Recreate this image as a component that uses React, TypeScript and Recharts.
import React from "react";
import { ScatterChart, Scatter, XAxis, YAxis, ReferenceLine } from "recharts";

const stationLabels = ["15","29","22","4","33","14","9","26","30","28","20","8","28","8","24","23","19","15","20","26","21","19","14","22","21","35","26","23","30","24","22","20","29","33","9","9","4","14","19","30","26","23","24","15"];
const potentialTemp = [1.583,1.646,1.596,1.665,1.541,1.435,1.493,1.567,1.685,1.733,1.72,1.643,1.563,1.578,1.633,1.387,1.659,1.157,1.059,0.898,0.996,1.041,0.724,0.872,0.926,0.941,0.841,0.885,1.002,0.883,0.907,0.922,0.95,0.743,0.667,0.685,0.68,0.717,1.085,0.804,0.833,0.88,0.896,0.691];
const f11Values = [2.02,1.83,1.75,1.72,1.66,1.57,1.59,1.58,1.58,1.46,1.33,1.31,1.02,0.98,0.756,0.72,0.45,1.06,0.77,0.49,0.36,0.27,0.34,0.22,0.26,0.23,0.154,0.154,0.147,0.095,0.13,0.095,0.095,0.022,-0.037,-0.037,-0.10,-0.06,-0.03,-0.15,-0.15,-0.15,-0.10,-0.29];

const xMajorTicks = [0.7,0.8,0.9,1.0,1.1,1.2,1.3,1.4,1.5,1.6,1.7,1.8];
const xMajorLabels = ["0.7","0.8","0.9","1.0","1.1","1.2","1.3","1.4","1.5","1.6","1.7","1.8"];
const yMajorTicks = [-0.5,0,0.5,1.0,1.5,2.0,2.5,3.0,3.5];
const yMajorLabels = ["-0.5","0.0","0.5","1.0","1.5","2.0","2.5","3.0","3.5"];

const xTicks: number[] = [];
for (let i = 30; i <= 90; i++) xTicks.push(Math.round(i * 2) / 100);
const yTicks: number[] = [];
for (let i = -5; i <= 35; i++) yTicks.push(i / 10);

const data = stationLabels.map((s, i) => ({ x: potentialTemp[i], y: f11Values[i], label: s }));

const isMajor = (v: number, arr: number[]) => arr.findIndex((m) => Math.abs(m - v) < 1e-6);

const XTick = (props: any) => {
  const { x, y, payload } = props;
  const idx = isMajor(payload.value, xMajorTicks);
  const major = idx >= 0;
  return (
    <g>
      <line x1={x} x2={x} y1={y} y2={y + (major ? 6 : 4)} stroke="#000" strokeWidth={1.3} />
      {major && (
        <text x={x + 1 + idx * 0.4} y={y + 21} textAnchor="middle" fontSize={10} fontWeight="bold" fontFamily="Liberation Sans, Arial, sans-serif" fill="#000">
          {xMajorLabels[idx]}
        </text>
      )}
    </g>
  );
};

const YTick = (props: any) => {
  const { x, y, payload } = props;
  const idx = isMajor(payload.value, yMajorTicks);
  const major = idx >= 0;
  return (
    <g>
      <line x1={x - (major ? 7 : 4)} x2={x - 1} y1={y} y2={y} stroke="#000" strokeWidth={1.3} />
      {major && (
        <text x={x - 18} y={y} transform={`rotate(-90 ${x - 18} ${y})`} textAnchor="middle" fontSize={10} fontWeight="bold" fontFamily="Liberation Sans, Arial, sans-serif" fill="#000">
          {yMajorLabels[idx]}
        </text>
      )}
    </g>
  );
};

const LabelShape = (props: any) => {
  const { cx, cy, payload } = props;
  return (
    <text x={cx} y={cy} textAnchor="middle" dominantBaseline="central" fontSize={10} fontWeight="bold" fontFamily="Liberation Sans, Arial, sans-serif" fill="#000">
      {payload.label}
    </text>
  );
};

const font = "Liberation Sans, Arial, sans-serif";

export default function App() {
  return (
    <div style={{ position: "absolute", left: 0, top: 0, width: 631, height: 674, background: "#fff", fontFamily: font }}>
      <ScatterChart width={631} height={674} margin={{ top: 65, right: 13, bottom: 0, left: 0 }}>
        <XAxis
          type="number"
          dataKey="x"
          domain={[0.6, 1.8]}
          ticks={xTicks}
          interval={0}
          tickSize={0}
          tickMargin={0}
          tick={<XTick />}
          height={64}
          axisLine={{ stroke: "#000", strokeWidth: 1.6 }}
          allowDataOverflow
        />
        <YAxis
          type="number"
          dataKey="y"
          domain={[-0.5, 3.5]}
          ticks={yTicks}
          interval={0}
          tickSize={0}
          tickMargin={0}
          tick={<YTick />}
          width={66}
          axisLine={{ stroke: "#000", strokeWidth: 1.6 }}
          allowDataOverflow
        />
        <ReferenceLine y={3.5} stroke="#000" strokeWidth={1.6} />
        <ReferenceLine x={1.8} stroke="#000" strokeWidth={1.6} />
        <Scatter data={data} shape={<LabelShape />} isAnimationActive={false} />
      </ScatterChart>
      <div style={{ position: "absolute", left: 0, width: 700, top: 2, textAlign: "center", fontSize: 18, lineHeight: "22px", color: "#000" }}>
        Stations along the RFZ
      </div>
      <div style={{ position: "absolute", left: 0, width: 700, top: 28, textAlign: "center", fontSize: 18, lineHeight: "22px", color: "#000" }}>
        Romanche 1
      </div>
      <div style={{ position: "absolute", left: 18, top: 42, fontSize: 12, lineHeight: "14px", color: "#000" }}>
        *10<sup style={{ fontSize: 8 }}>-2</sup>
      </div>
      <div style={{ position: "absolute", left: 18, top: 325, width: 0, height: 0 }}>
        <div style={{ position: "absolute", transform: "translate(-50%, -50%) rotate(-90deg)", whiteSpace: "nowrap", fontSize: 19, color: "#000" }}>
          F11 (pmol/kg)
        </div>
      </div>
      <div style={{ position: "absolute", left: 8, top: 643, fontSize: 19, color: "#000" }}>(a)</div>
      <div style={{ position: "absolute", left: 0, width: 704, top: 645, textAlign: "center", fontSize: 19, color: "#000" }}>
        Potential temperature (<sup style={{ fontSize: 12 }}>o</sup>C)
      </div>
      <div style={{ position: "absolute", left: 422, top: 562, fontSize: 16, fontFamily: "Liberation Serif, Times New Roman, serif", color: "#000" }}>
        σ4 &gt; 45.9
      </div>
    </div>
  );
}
--
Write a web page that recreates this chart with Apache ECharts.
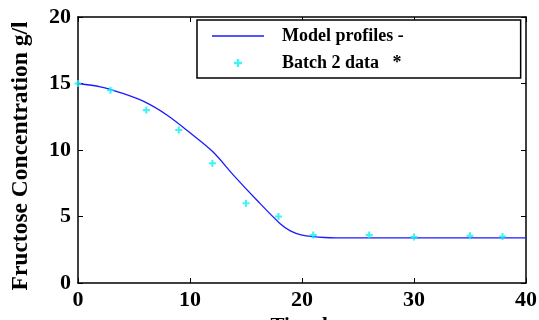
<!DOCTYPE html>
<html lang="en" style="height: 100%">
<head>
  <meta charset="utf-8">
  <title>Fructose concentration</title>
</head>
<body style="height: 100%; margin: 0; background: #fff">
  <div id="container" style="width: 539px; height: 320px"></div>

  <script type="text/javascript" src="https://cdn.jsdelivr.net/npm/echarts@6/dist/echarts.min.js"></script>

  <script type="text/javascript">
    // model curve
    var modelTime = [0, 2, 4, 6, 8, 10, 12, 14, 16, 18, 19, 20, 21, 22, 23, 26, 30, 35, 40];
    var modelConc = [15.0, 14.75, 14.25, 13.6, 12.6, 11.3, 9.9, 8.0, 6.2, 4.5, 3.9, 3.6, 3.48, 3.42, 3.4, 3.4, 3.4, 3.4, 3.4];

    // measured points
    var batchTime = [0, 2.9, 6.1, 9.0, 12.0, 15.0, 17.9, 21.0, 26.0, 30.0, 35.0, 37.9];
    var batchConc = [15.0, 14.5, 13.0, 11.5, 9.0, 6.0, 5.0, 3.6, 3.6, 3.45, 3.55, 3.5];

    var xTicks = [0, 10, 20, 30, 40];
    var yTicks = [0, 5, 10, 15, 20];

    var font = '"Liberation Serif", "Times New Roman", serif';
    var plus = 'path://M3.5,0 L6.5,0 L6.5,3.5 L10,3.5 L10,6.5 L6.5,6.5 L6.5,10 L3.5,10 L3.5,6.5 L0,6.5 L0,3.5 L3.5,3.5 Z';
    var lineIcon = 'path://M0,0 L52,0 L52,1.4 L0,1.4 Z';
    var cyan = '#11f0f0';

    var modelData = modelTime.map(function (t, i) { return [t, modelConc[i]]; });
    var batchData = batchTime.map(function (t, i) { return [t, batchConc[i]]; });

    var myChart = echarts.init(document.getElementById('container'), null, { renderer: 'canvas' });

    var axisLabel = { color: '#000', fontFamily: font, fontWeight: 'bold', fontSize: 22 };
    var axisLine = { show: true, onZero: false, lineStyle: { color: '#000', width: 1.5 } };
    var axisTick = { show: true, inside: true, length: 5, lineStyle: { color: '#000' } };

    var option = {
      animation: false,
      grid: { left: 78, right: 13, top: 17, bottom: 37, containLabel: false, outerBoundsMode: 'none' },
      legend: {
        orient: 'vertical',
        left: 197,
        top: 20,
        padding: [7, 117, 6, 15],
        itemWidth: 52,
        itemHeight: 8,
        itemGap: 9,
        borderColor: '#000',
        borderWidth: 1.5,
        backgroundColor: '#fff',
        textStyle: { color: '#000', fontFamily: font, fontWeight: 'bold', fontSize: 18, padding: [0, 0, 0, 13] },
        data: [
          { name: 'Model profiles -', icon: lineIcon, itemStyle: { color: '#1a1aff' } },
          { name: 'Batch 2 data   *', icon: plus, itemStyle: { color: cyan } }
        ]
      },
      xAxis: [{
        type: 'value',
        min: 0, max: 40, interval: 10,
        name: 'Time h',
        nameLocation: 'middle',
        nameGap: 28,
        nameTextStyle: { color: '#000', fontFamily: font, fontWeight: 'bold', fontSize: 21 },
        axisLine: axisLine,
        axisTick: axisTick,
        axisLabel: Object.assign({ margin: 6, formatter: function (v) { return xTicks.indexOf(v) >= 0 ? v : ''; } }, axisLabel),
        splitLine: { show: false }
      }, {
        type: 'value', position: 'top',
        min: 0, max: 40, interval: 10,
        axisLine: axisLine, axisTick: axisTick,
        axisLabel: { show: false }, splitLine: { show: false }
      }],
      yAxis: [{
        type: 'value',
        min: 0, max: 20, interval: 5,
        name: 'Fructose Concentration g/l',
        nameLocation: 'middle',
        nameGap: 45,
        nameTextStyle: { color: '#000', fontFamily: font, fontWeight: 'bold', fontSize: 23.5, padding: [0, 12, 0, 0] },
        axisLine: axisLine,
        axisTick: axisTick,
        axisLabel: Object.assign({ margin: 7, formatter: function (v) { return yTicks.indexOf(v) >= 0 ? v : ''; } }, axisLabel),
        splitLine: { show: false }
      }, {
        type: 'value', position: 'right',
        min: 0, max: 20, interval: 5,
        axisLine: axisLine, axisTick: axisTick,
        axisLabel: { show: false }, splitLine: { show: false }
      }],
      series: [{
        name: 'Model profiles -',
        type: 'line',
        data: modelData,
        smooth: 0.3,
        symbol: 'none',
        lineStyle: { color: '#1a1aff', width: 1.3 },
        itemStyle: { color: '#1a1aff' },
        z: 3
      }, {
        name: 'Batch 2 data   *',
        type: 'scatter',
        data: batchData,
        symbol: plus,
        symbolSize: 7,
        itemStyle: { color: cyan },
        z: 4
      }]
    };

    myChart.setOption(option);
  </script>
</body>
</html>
---
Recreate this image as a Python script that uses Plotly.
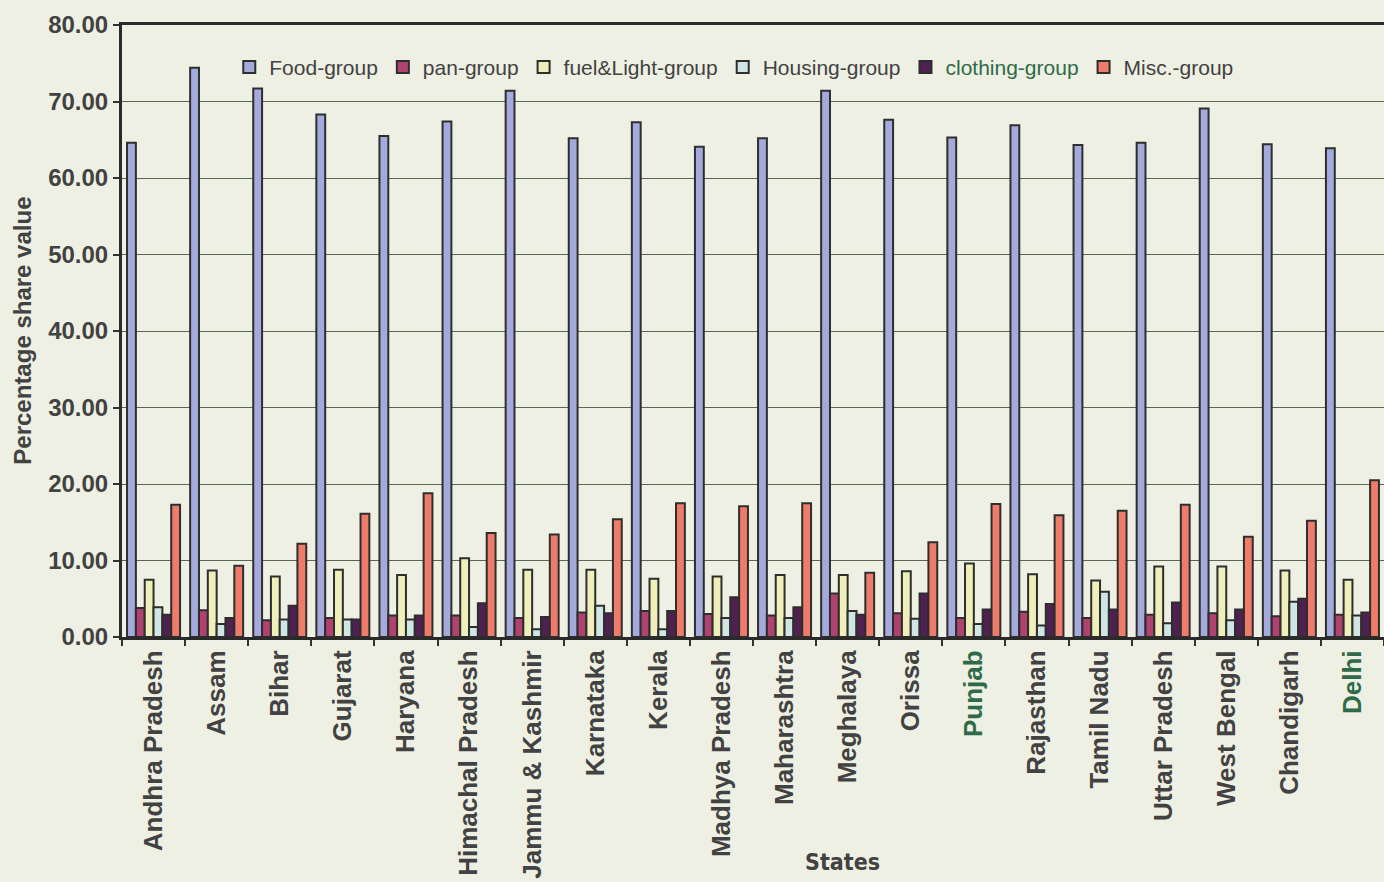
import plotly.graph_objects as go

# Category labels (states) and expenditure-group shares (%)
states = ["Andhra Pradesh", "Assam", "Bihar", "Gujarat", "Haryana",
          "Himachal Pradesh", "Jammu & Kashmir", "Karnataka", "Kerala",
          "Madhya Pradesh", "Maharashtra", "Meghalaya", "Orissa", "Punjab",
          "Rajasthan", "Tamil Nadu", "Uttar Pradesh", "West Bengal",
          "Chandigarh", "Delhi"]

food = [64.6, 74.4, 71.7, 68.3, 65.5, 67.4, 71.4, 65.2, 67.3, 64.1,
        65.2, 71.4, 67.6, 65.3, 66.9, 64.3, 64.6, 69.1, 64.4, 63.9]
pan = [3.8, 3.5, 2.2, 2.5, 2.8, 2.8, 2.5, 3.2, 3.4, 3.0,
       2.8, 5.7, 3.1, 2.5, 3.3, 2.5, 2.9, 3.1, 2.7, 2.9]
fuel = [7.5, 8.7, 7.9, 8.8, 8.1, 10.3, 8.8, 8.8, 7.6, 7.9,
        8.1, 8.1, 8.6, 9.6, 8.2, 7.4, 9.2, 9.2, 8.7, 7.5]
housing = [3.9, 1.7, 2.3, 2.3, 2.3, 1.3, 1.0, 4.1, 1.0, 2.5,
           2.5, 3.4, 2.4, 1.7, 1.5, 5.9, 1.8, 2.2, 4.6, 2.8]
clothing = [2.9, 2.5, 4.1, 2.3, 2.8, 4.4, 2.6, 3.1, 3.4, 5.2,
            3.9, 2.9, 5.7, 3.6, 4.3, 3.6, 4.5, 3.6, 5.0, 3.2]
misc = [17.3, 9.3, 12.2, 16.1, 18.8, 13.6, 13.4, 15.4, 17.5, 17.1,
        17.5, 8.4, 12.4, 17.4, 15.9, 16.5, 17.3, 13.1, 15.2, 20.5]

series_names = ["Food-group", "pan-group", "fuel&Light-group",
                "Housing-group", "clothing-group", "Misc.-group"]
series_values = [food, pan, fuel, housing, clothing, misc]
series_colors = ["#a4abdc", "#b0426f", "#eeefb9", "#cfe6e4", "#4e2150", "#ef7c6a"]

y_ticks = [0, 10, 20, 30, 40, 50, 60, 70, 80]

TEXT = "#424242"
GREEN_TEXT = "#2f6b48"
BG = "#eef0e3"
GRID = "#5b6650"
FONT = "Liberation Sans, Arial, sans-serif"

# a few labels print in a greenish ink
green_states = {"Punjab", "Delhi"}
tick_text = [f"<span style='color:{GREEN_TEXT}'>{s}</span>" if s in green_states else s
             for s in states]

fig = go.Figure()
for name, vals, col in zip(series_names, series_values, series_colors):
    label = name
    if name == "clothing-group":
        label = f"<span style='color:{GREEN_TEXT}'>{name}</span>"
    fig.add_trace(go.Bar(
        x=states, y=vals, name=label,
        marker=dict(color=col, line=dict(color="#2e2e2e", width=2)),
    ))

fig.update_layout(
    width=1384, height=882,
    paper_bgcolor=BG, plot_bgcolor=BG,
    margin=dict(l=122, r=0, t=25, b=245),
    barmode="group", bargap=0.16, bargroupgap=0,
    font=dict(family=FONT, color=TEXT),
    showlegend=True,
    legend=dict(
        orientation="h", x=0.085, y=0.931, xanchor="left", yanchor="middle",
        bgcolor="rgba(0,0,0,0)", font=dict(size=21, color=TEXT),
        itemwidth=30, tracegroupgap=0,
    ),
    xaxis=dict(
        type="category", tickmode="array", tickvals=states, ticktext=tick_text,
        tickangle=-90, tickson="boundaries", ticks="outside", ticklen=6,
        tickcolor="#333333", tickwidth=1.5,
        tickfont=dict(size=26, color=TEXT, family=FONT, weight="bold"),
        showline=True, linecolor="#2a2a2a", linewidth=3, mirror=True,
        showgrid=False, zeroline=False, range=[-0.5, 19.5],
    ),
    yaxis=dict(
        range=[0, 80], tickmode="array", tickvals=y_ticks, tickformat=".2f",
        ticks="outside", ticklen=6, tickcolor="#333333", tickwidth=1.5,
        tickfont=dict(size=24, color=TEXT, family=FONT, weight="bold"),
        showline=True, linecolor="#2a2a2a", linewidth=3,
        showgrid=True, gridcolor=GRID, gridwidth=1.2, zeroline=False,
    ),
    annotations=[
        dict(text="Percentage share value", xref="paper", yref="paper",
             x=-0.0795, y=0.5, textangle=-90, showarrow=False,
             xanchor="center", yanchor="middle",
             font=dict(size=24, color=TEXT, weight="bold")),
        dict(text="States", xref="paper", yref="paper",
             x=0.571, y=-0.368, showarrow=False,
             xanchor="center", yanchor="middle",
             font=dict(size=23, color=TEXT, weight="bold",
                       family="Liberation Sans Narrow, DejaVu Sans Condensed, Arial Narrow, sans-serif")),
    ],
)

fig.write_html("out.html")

- _Objective_
Copy out every line from the records that has the word "uses".

- _Response below_
Recreate this image as a component that uses React, TypeScript and Recharts.
Recreate this image as a Python script that uses Plotly.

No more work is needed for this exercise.